We did not want to extricate ourselves but we knew we had to move along. The last few selfie pics seemed to pave the way and signal that it was time for us to go. Everyone was waving and smiling at each other as we began to step back into Ayman’s tour.  As we tried to focus on the Ramses statues, the hieroglyphics, and the facts at hand, we keep looking at each other and asking with our eyes, “What just happened”? –  one asks this a lot in Egypt. It seemed that all the way down the stairs we were tapped for photos, loving gestures, and goodbye waves. The children and the people we’d connected with seemed to be with us everywhere. They are still in my heart until this moment.
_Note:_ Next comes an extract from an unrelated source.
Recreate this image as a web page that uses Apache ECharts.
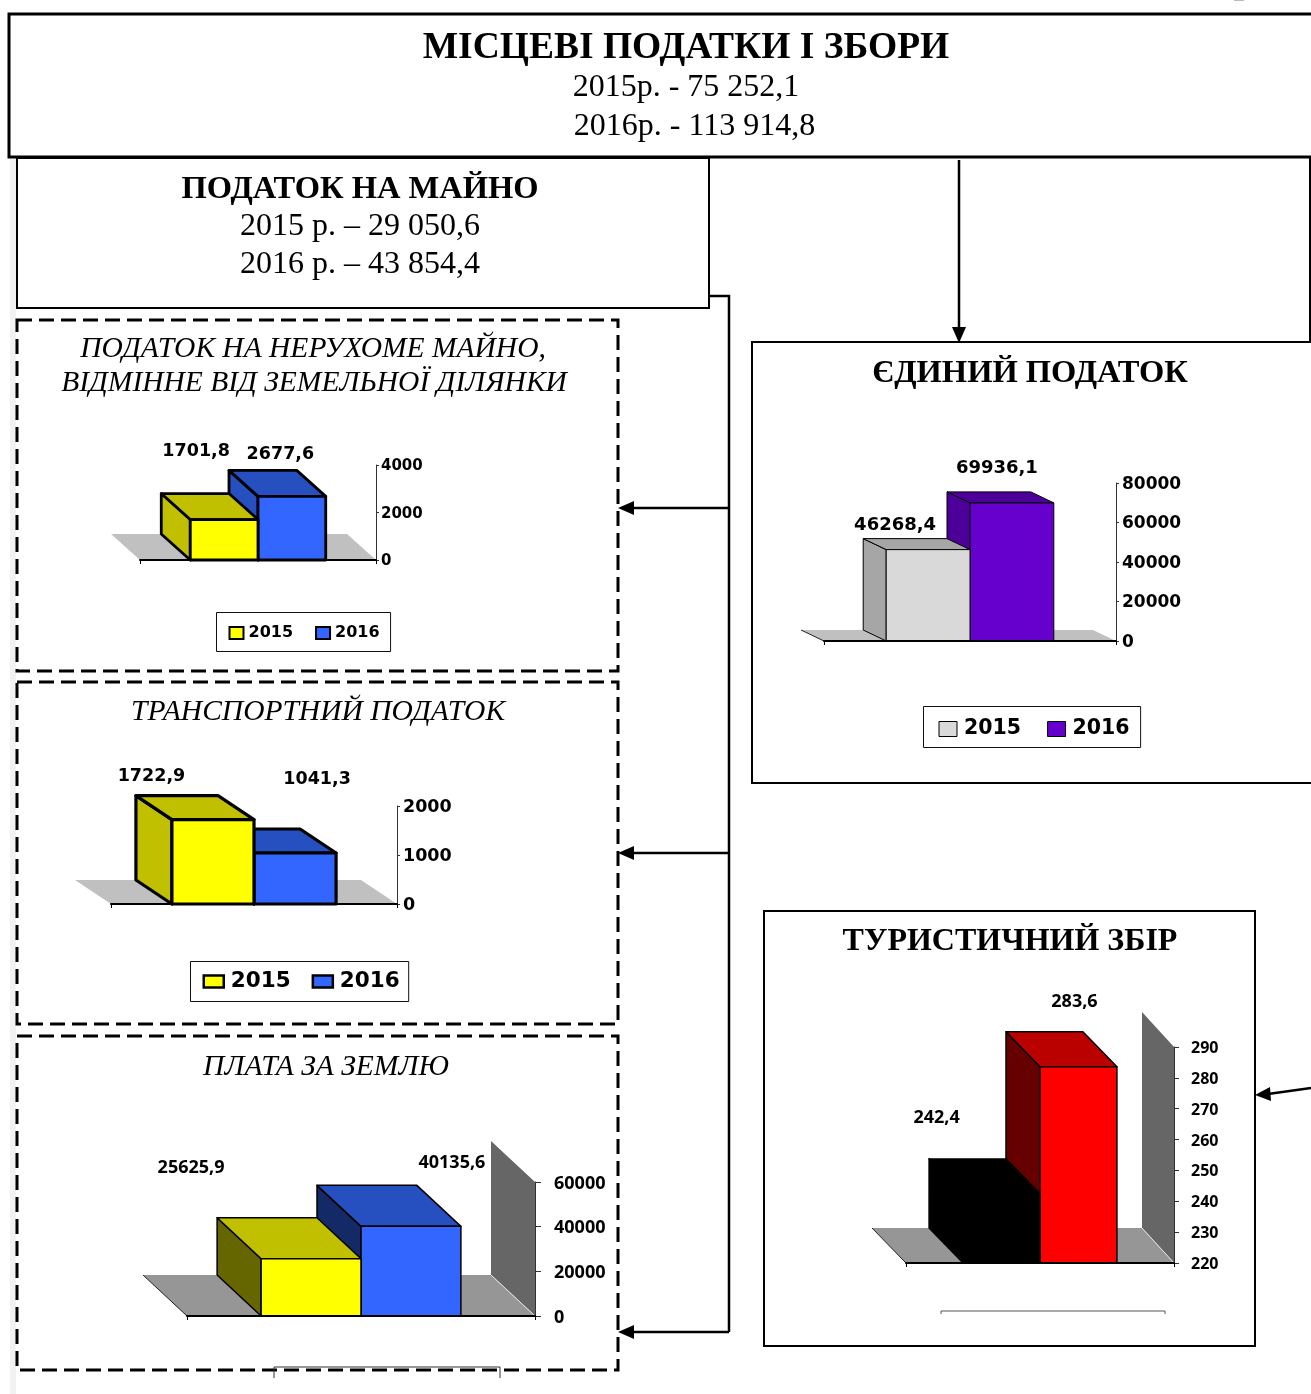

As I tell this story, it’s important to state that being totally moved to tears by receiving love in Egypt is part of the wonder I experienced the first time I traveled to Egypt also. In Luxor, this time, though, people literally shouted out to us, “Welcome” and “I love you” as we walked the streets. Receiving this warmth is still is very emotional because, at it’s core, it defies the message of fear and shame we are often fed. If Americans are hated, deserving of hatred, to live in fear of retribution for our ills, I did not and do not feel this message from the Egyptians. On the contrary, people reach out to give love with their eyes, gestures, music, dance steps, and with words they know in English.
Receiving this love is moving but also moving is to realize one’s own outgoing efforts to give warmth and love in spite of the language barrier. It’s an incredible experience to feel one’s face working to create smiles and expressions to convey warmth, sparkle, approval, curiosity, kindness, comfort, and more. To see one’s own hands reach, open, flick, snap, clap, touch, and gesture in countless ways to express thoughts and feelings is such a gift. It’s a deep privilege to feel the brain strain to learn and find the key vocabulary words to speak or sing, or the dance steps to share. All of these, plus leaving a blue and khaki hat behind, can be part of the heart’s way of saying “We see you and we love you, too”, and “Please, don’t forget us either”.
(With gratitude to Sahra for her amazing Journey Through Egypt tour and staff.)